Das alljährliche und vertraute Ritual der Haushaltsdebatte ist normalerweise so etwas wie ein ruhender Pol in den politischen Gezeiten. Doch Normalität wollte sich in der abschließenden Phase der Haushaltsberatungen in diesem Jahr nicht einstellen. Zu sehr warf das alles Andere in den Hintergrund drängende Thema dieser Tage, warfen die zutiefst bedrückenden Bilder und Nachrichten vom Krieg im Irak ihre Schatten darauf. Es gibt zu diesem Krieg unterschiedliche Auffassungen – wir halten ihn für nicht ausreichend begründet und völkerrechtswidrig -, doch dem Leid der Bevölkerung kann sich, denke ich, niemand verschließen. Krieg bedeutet, trotz aller Propaganda von „chirurgischen Maßnahmen“, das Töten vieler Menschen, seien es Soldaten oder Zivilisten.

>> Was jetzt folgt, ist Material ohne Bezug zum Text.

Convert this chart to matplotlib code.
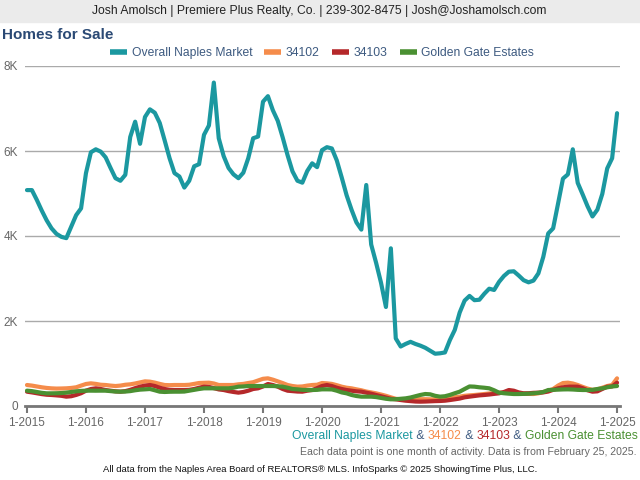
import matplotlib
matplotlib.use('Agg')
import matplotlib.pyplot as plt
from matplotlib.lines import Line2D

plt.rcParams['font.family'] = ['Liberation Sans', 'DejaVu Sans']

# 月度数据 2015-01 .. 2025-01
overall = [5080, 5080, 4850, 4600, 4370, 4180, 4050, 3980, 3950, 4220, 4490, 4650,
           5480, 5970, 6040, 5985, 5850, 5600, 5360, 5300, 5440, 6330, 6690, 6170,
           6800, 6980, 6900, 6660, 6250, 5830, 5480, 5400, 5140, 5300, 5640, 5690,
           6380, 6600, 7610, 6300, 5880, 5600, 5450, 5360, 5490, 5830, 6300, 6340,
           7160, 7290, 6960, 6710, 6320, 5900, 5520, 5300, 5255, 5530, 5710, 5620,
           6020, 6090, 6060, 5780, 5380, 4960, 4620, 4320, 4150, 5200, 3800, 3370,
           2900, 2330, 3710, 1590, 1400, 1460, 1510, 1460, 1420, 1370, 1300, 1230,
           1240, 1260, 1550, 1790, 2200, 2480, 2590, 2490, 2500, 2640, 2760, 2730,
           2920, 3060, 3160, 3170, 3070, 2960, 2910, 2950, 3120, 3510, 4060, 4180,
           4760, 5350, 5450, 6040, 5250, 4980, 4700, 4460, 4620, 4990, 5590, 5830,
           6890]
zip_34102 = [494, 480, 460, 440, 425, 415, 410, 412, 416, 425, 440, 480,
             518, 533, 520, 500, 494, 480, 470, 480, 500, 510, 530, 555,
             580, 573, 550, 520, 494, 490, 494, 494, 494, 500, 520, 541,
             545, 549, 530, 494, 494, 494, 494, 510, 520, 541, 560, 600,
             640, 651, 620, 580, 540, 494, 470, 455, 460, 480, 494, 500,
             541, 533, 520, 490, 455, 430, 416, 392, 370, 340, 320, 298,
             270, 240, 204, 170, 157, 157, 157, 160, 160, 160, 157, 157,
             160, 170, 190, 205, 220, 240, 250, 259, 270, 282, 295, 305,
             314, 314, 310, 305, 298, 290, 285, 282, 298, 330, 360, 400,
             480, 540, 549, 530, 494, 450, 410, 380, 392, 430, 470, 494,
             651]
zip_34103 = [337, 320, 300, 280, 265, 259, 250, 240, 220, 230, 260, 300,
             360, 400, 416, 400, 376, 360, 345, 337, 350, 380, 420, 455,
             480, 494, 470, 430, 400, 380, 376, 376, 376, 380, 400, 430,
             455, 450, 420, 390, 376, 350, 330, 314, 330, 360, 400, 416,
             460, 518, 494, 455, 400, 360, 350, 340, 337, 360, 376, 420,
             470, 494, 470, 430, 400, 376, 360, 345, 337, 314, 290, 259,
             230, 200, 170, 157, 140, 125, 115, 105, 102, 105, 110, 115,
             118, 125, 140, 157, 175, 204, 220, 235, 250, 259, 270, 285,
             298, 330, 376, 360, 320, 298, 300, 310, 314, 320, 340, 380,
             416, 440, 455, 455, 455, 420, 370, 337, 345, 400, 455, 460,
             549]
golden_gate = [361, 350, 330, 310, 298, 298, 300, 305, 314, 330, 345, 355,
               361, 361, 360, 361, 361, 350, 340, 337, 340, 350, 370, 385,
               392, 400, 370, 337, 330, 335, 337, 337, 340, 360, 380, 400,
               416, 416, 416, 416, 416, 416, 430, 455, 460, 470, 470, 470,
               470, 470, 470, 465, 455, 430, 400, 392, 380, 376, 376, 380,
               392, 392, 390, 360, 320, 298, 260, 235, 220, 220, 220, 210,
               190, 170, 157, 160, 170, 180, 200, 230, 260, 282, 275, 240,
               220, 230, 260, 300, 337, 400, 460, 455, 440, 430, 416, 370,
               314, 300, 290, 282, 282, 285, 290, 298, 310, 330, 376, 380,
               385, 390, 392, 388, 380, 376, 376, 380, 400, 416, 440, 460,
               470]
series_names = ['Overall Naples Market', '34102', '34103', 'Golden Gate Estates']
series_colors = ['#1b98a0', '#f58c4b', '#b5282a', '#4a9032']
year_labels = ['1-%d' % y for y in range(2015, 2026)]
y_ticks = [0, 2000, 4000, 6000, 8000]
y_labels = ['0', '2K', '4K', '6K', '8K']

W, H = 640, 480
def fx(x): return x / W
def fy(y): return 1 - y / H

fig = plt.figure(figsize=(6.4, 4.8), dpi=100)
fig.patch.set_facecolor('white')

# 顶部灰条
fig.patches.append(plt.Rectangle((0, fy(22)), 1, 22 / H, transform=fig.transFigure,
                                 color='#ebebeb', zorder=0))
fig.text(fx(319), fy(11), 'Josh Amolsch | Premiere Plus Realty, Co. | 239-302-8475 | Josh@Joshamolsch.com',
         ha='center', va='center', fontsize=8.75, color='#222222')
fig.text(fx(2), fy(35), 'Homes for Sale', ha='left', va='center', fontsize=11,
         fontweight='bold', color='#2b4a75')

ax = fig.add_axes([fx(25), fy(406), (620 - 25) / W, 340 / H])
months = list(range(len(overall)))
for vals, name, col in zip([overall, zip_34102, zip_34103, golden_gate], series_names, series_colors):
    ax.plot(months, vals, color=col, lw=3, label=name, solid_joinstyle='round', solid_capstyle='round')

ax.set_xlim(-0.4, 120.6)
ax.set_ylim(0, 8000)
ax.set_yticks(y_ticks)
ax.set_yticklabels(y_labels)
ax.set_xticks(range(0, 121, 12))
ax.set_xticklabels(year_labels)
ax.grid(axis='y', color='#aaaaaa', lw=1)
ax.set_axisbelow(True)
for s in ['top', 'right', 'left']:
    ax.spines[s].set_visible(False)
ax.spines['bottom'].set_color('#777777')
ax.spines['bottom'].set_linewidth(2)
ax.tick_params(axis='x', length=5, width=1.5, color='#777777', labelsize=8.5, labelcolor='#666666', pad=3)
ax.tick_params(axis='y', length=0, labelsize=8.5, labelcolor='#666666', pad=5)

handles = [Line2D([], [], color=c, lw=4, solid_capstyle='butt') for c in series_colors]
leg = fig.legend(handles, series_names, loc='center', bbox_to_anchor=(fx(322), fy(53)), ncol=4,
                 frameon=False, fontsize=8.7, handlelength=1.4, handletextpad=0.4, columnspacing=1.0)
for t in leg.get_texts():
    t.set_color('#3d5a80')

# 底部彩色说明
pieces = []
for i, (name, col) in enumerate(zip(series_names, series_colors)):
    if i > 0:
        pieces.append((' & ', '#3d5a80'))
    pieces.append((name, col))
fig.canvas.draw()
r = fig.canvas.get_renderer()
x_right = 638
for txt, col in reversed(pieces):
    t = fig.text(fx(x_right), fy(436), txt, ha='right', va='center', fontsize=8.7, color=col)
    bb = t.get_window_extent(renderer=r)
    x_right -= bb.width

fig.text(fx(637), fy(452), 'Each data point is one month of activity. Data is from February 25, 2025.',
         ha='right', va='center', fontsize=7.6, color='#666666')
fig.text(fx(320), fy(470), 'All data from the Naples Area Board of REALTORS® MLS. InfoSparks © 2025 ShowingTime Plus, LLC.',
         ha='center', va='center', fontsize=6.8, color='#111111')

fig.savefig('out.png', dpi=100)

Wir können nur, ohnmächtig zwar, hoffen, dass dieser Krieg, dass das Leid der in vielerlei Hinsicht heimgesuchten Menschen im Irak ein rasches Ende findet und ihnen eine bessere und lebenswertere Zukunft vergönnt ist. Dazu können auch wir, jeder an seinem Platz, einen Beitrag, und sei er noch so bescheiden, leisten.